A 2017 survey of mothers of children aged 0 – 5, revealed that 61 percent have been mum-shamed at some point whether it’s by strangers online or by friends and family. Nearly half of those say the shaming caused them to question their parenting abilities and choices.

And if you read what Emily had to say again, you can almost hear the pain in her words: “it’s incredibly scary to become a parent and nobody deserves to be told by strangers that they’re a sh**y mother.”

Her words are an important reminder that being a parent is hard enough! But also, that there is an impact to this shaming – just like we saw with Britney – even though we may not realise it in the moment.

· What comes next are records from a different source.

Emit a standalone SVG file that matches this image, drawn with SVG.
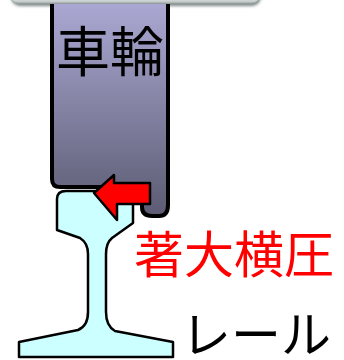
<svg xmlns="http://www.w3.org/2000/svg" width="344" height="360" viewBox="0 0 344 360">
  <defs>
    <linearGradient id="wheelFill" x1="0" y1="0" x2="0" y2="1">
      <stop offset="0" stop-color="#aaa8d2"/>
      <stop offset="1" stop-color="#5c5b72"/>
    </linearGradient>
    <linearGradient id="barFill" x1="0" y1="0" x2="0" y2="1">
      <stop offset="0" stop-color="#ffffff"/>
      <stop offset="0.7" stop-color="#eef0f0"/>
      <stop offset="1" stop-color="#b8c0c0"/>
    </linearGradient>
    <filter id="soft" x="-10%" y="-50%" width="120%" height="200%">
      <feGaussianBlur stdDeviation="1.5"/>
    </filter>
  </defs>
  <style>
    .outline { stroke: #000; stroke-linejoin: round; }
    .label { font-family: "Noto Sans CJK JP", "Noto Sans", sans-serif; }
  </style>

  <!-- header bar along the top edge -->
  <g id="header-bar">
    <rect x="11" y="-16" width="250" height="22" rx="9" fill="#7f8888" filter="url(#soft)"/>
    <rect x="10" y="-18" width="250" height="21" rx="8" fill="url(#barFill)" stroke="#a4acac" stroke-width="1"/>
  </g>

  <!-- rail cross-section: head, web, foot -->
  <g id="rail">
    <path class="outline" fill="#ccffff" stroke-width="2.5"
          d="M57,199 Q57,191 66,191 L118,191 Q133,191 133,205 L133,223 L112,238 Q106,243 106,254 L106,312 Q106,326 115,331 L173,342 L173,357 L19,357 L19,342 L78,330 Q88,326 88,312 L88,254 Q88,243 80,238 L57,230 Z"/>
  </g>

  <!-- wheel with flange on the gauge side -->
  <g id="wheel">
    <path class="outline" fill="url(#wheelFill)" stroke-width="4"
          d="M52,4 L52,179 Q52,187 60,187 L122,187 Q140,189 142,205 L142,207 Q142,216 152,216 L159,216 Q168,216 168,205 L168,4"/>
    <text class="label" x="110" y="72" font-size="54" text-anchor="middle" fill="#000">車輪</text>
  </g>

  <!-- lateral force arrow pushing the flange against the rail -->
  <g id="force-arrow">
    <polygon class="outline" fill="#ff0000" stroke-width="2.5"
             points="94,193 114,175 114,183 150,183 150,204 117,204 117,220"/>
  </g>

  <g id="labels">
    <text class="label" x="134" y="273" font-size="50" fill="#ff0000">著大横圧</text>
    <text class="label" x="181" y="353" font-size="50" fill="#000">レール</text>
  </g>
</svg>
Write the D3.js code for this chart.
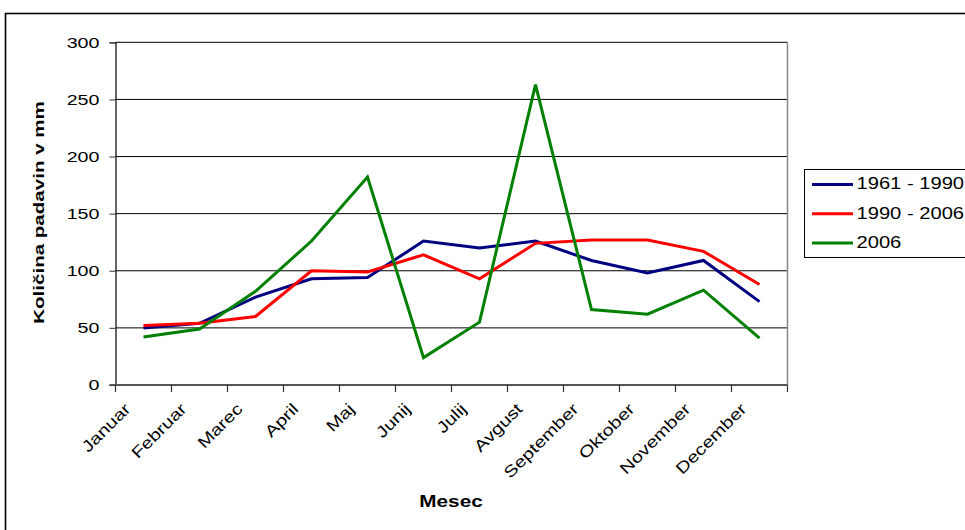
<!DOCTYPE html>
<html>
<head>
<meta charset="utf-8">
<script src="https://cdn.jsdelivr.net/npm/d3@7/dist/d3.min.js"></script>
<style>
  html, body { margin: 0; padding: 0; background: #fff; }
  svg { display: block; font-family: "Liberation Sans", Arial, sans-serif; }
</style>
</head>
<body>
<svg id="chart" width="965" height="530"></svg>
<script>
// Monthly precipitation (mm)
const months = ["Januar", "Februar", "Marec", "April", "Maj", "Junij", "Julij",
                "Avgust", "September", "Oktober", "November", "December"];
const avg1961_1990 = [50, 54, 77, 93, 94, 126, 120, 126, 109, 98, 109, 73];
const avg1990_2006 = [52, 54, 60, 100, 99, 114, 93, 124, 127, 127, 117, 88];
const year2006 = [42, 49, 82, 126, 182, 24, 55, 263, 66, 62, 83, 41];
const yTicks = [0, 50, 100, 150, 200, 250, 300];
const seriesNames = ["1961 - 1990", "1990 - 2006", "2006"];
const seriesColors = ["#000080", "#ff0000", "#008000"];

const series = [avg1961_1990, avg1990_2006, year2006].map((values, i) => ({
  name: seriesNames[i], color: seriesColors[i], values
}));

// text in this chart uses a wide face; emulate by stretching along the baseline
const WIDE = 1.27;

const svg = d3.select("#chart");

// chart area frame
svg.append("rect")
  .attr("x", 5.5).attr("y", 13.5).attr("width", 1000).attr("height", 600)
  .attr("fill", "none").attr("stroke", "#000").attr("stroke-width", 1.6);

const plot = { left: 115.5, right: 787.5, top: 42.3, bottom: 385 };

const x = d3.scaleBand().domain(months).range([plot.left, plot.right]).padding(0);
const y = d3.scaleLinear().domain([0, 300]).range([plot.bottom, plot.top]);

// horizontal gridlines
svg.append("g").selectAll("line")
  .data(yTicks.filter(d => d > 0))
  .join("line")
  .attr("x1", plot.left).attr("x2", plot.right)
  .attr("y1", d => y(d)).attr("y2", d => y(d))
  .attr("stroke", "#000").attr("stroke-width", 1);

// plot area right border
svg.append("line")
  .attr("x1", plot.right).attr("x2", plot.right)
  .attr("y1", plot.top).attr("y2", plot.bottom)
  .attr("stroke", "#888").attr("stroke-width", 1.5);

// y axis (line + ticks from the axis generator, labels drawn separately)
const yAxis = svg.append("g")
  .attr("transform", `translate(${plot.left},0)`)
  .call(d3.axisLeft(y).tickValues(yTicks).tickSize(6).tickFormat(""));
yAxis.select(".domain").attr("stroke", "#000").attr("stroke-width", 1.2);
yAxis.selectAll(".tick line").attr("stroke", "#555").attr("stroke-width", 1.2);
svg.append("g").selectAll("text")
  .data(yTicks)
  .join("text")
  .attr("text-anchor", "end")
  .attr("font-size", 15.5)
  .attr("dy", "0.34em")
  .attr("transform", d => `translate(99.5,${y(d)}) scale(${WIDE},1)`)
  .text(d => d);

// x axis with ticks between categories
const xAxisG = svg.append("g").attr("transform", `translate(0,${plot.bottom})`);
xAxisG.append("line")
  .attr("x1", plot.left - 6).attr("x2", plot.right)
  .attr("y1", 0).attr("y2", 0)
  .attr("stroke", "#555").attr("stroke-width", 2);
const boundaries = months.map(m => x(m)).concat([x(months[months.length - 1]) + x.bandwidth()]);
xAxisG.selectAll("line.tick")
  .data(boundaries)
  .join("line")
  .attr("class", "tick")
  .attr("x1", d => d).attr("x2", d => d)
  .attr("y1", 0).attr("y2", 7)
  .attr("stroke", "#333").attr("stroke-width", 1.2);
xAxisG.selectAll("text")
  .data(months)
  .join("text")
  .attr("text-anchor", "end")
  .attr("font-size", 16)
  .attr("transform", m => `translate(${x(m) + x.bandwidth() / 2 - 12},${25}) rotate(-45) scale(1.25,1)`)
  .text(m => m);

// series lines
const line = d3.line()
  .x((d, i) => x(months[i]) + x.bandwidth() / 2)
  .y(d => y(d));
svg.append("g").selectAll("path")
  .data(series)
  .join("path")
  .attr("d", s => line(s.values))
  .attr("fill", "none")
  .attr("stroke", s => s.color)
  .attr("stroke-width", 3)
  .attr("stroke-linejoin", "miter");

// axis titles
svg.append("text")
  .attr("transform", `translate(43.5,212.5) rotate(-90) scale(1.37,1)`)
  .attr("text-anchor", "middle")
  .attr("font-size", 15).attr("font-weight", "bold")
  .text("Količina padavin v mm");
svg.append("text")
  .attr("transform", `translate(451,507) scale(1.22,1)`)
  .attr("text-anchor", "middle")
  .attr("font-size", 17).attr("font-weight", "bold")
  .text("Mesec");

// legend
const legend = svg.append("g");
legend.append("rect")
  .attr("x", 804.5).attr("y", 169.5).attr("width", 300).attr("height", 88)
  .attr("fill", "#fff").attr("stroke", "#000").attr("stroke-width", 1);
const items = legend.selectAll("g.item")
  .data(series)
  .join("g")
  .attr("class", "item")
  .attr("transform", (d, i) => `translate(0,${184.5 + i * 29.2})`);
items.append("line")
  .attr("x1", 812).attr("x2", 853).attr("y1", 0).attr("y2", 0)
  .attr("stroke", d => d.color).attr("stroke-width", 3);
items.append("text")
  .attr("transform", "translate(856.5,4.8) scale(1.26,1)")
  .attr("font-size", 16)
  .text(d => d.name);
</script>
</body>
</html>
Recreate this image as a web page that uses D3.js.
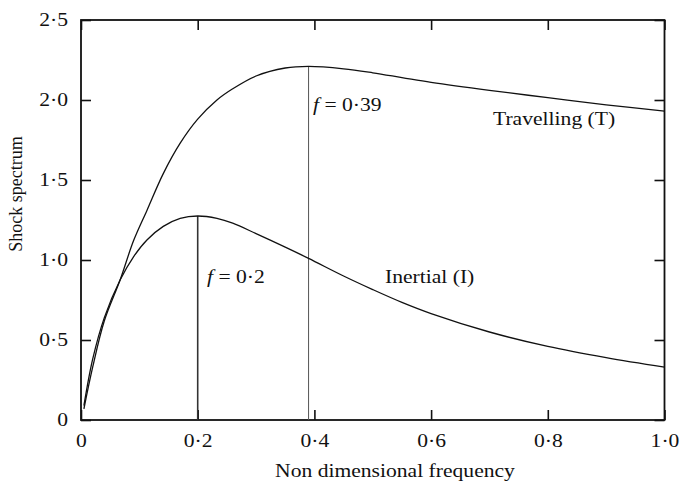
<!DOCTYPE html>
<html lang="en">
<head>
    <meta charset="UTF-8">
    <title>Shock spectrum</title>
    <script src="https://d3js.org/d3.v7.min.js"></script>
    <style>
        body {
            margin: 0;
            background: #fff;
            font-family: "Liberation Serif", "DejaVu Serif", serif;
        }
        svg text {
            font-family: "Liberation Serif", "DejaVu Serif", serif;
            fill: #111;
        }
    </style>
</head>
<body>
    <svg id="chart" width="681" height="481"></svg>

    <script>
        // values
        const freq = [0.005, 0.02, 0.04, 0.067, 0.09, 0.113, 0.141, 0.17, 0.2, 0.233, 0.26,
                      0.3, 0.35, 0.39, 0.45, 0.5, 0.55, 0.6, 0.7, 0.8, 0.9, 1.0];
        const travelling = [0.07, 0.33, 0.62, 0.875, 1.12, 1.31, 1.54, 1.73, 1.88, 2.0, 2.07,
                            2.15, 2.2, 2.21, 2.195, 2.17, 2.14, 2.11, 2.06, 2.015, 1.97, 1.93];
        const inertial = [0.09, 0.38, 0.64, 0.875, 1.02, 1.125, 1.21, 1.26, 1.275, 1.26, 1.23,
                          1.165, 1.08, 1.01, 0.9, 0.815, 0.735, 0.665, 0.55, 0.46, 0.39, 0.33];
        const xTicks = [0, 0.2, 0.4, 0.6, 0.8, 1.0];
        const yTicks = [0, 0.5, 1.0, 1.5, 2.0, 2.5];
        const peaks = [
            { f: 0.2, v: 1.275, label: "0·2", color: "#333", w: 1.6, tx: 207, ty: 283 },
            { f: 0.39, v: 2.21, label: "0·39", color: "#555", w: 1, tx: 313, ty: 111 }
        ];

        const margin = { top: 20, right: 16.5, bottom: 61, left: 81 };
        const width = 681 - margin.left - margin.right;
        const height = 481 - margin.top - margin.bottom;
        const stretch = 1.2; // the printed type is wider than it is tall

        const svg = d3.select("#chart")
            .append("g")
            .attr("transform", `translate(${margin.left},${margin.top})`);

        const x = d3.scaleLinear().domain([0, 1]).range([0, width]);
        const y = d3.scaleLinear().domain([0, 2.5]).range([height, 0]);

        const fmt = d => d === 0 ? "0" : d3.format(".1f")(d).replace(".", "·");

        // wide horizontal label at page coordinates
        const label = (px, py, anchor) => svg.append("g")
            .attr("transform", `translate(${px - margin.left},${py - margin.top}) scale(${stretch},1)`)
            .append("text")
            .attr("text-anchor", anchor || "start")
            .style("font-size", "18px");

        // axes, ticks pointing inward on all four sides
        const bottom = svg.append("g")
            .attr("transform", `translate(0,${height})`)
            .call(d3.axisBottom(x).tickValues(xTicks).tickSize(-10).tickFormat(fmt));
        bottom.selectAll("text")
            .attr("y", 27).attr("dy", 0)
            .attr("transform", `scale(${stretch},1)`);

        const left = svg.append("g")
            .call(d3.axisLeft(y).tickValues(yTicks).tickSize(-10).tickFormat(fmt));
        left.selectAll("text")
            .attr("x", -13 / stretch)
            .attr("transform", `scale(${stretch},1)`);

        svg.append("g")
            .call(d3.axisTop(x).tickValues(xTicks).tickSize(-10).tickFormat(""));
        svg.append("g")
            .attr("transform", `translate(${width},0)`)
            .call(d3.axisRight(y).tickValues(yTicks).tickSize(-10).tickFormat(""));

        svg.selectAll(".domain").remove();
        svg.selectAll(".tick line").attr("stroke", "#111").attr("stroke-width", 1.6);
        svg.selectAll(".tick text").style("font-size", "18px").attr("fill", "#111");

        svg.append("rect")
            .attr("width", width)
            .attr("height", height)
            .attr("fill", "none")
            .attr("stroke", "#111")
            .attr("stroke-width", 1.8);

        // peak markers
        peaks.forEach(p => {
            svg.append("line")
                .attr("x1", x(p.f)).attr("x2", x(p.f))
                .attr("y1", y(p.v)).attr("y2", height)
                .attr("stroke", p.color)
                .attr("stroke-width", p.w);

            const t = label(p.tx, p.ty);
            t.append("tspan").style("font-style", "italic").text("f");
            t.append("tspan").text(" = " + p.label);
        });

        // curves
        const line = d3.line()
            .x((d, i) => x(freq[i]))
            .y(d => y(d))
            .curve(d3.curveCatmullRom.alpha(0.5));

        [travelling, inertial].forEach(series => {
            svg.append("path")
                .datum(series)
                .attr("d", line)
                .attr("fill", "none")
                .attr("stroke", "#111")
                .attr("stroke-width", 1.3);
        });

        label(493, 125).text("Travelling (T)");
        label(385, 283).text("Inertial (I)");

        // axis titles
        label(395, 477, "middle").text("Non dimensional frequency");

        svg.append("text")
            .attr("transform", "rotate(-90)")
            .attr("x", -(194 - margin.top))
            .attr("y", 22 - margin.left)
            .attr("text-anchor", "middle")
            .style("font-size", "18px")
            .text("Shock spectrum");
    </script>
</body>
</html>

And she’s 100 percent right. 

Studies show the pressure of being a perfect mother in this social media age is already breeding unimaginable pain. Add to that the mum-shamers and we see serious consequences on maternal mental health. From feeling less than or useless or incapable to experiencing depression and anxiety. And if the mother is already experiencing postpartum depression, the impact can be much more severe.

At this point, there may be some who say they have genuine concerns for the way Emily was holding her baby with one arm. But since when does genuine concern involve LEAVING A SWEARY COMMENT IN CAPS LOCK AS IF YOU’RE YELLING IN HER FACE?

Since when does genuine concern involve telling someone they’re a sh**y mother? A failure? Hopeless? Useless? Brainless? Can’t do anything right?

The truth is that if any one of us saw Emily in real life that day, holding her baby as she was, we would not have gone up to her screaming in her face about how she’s the worst mother in the world. So why does it happen online?

Emily’s words are an important reminder that there’s no such as thing as the perfect mum or the perfect way to parent.

That there’s no one-way to do any of this.

That we’re all human.

And that the words we leave online matter.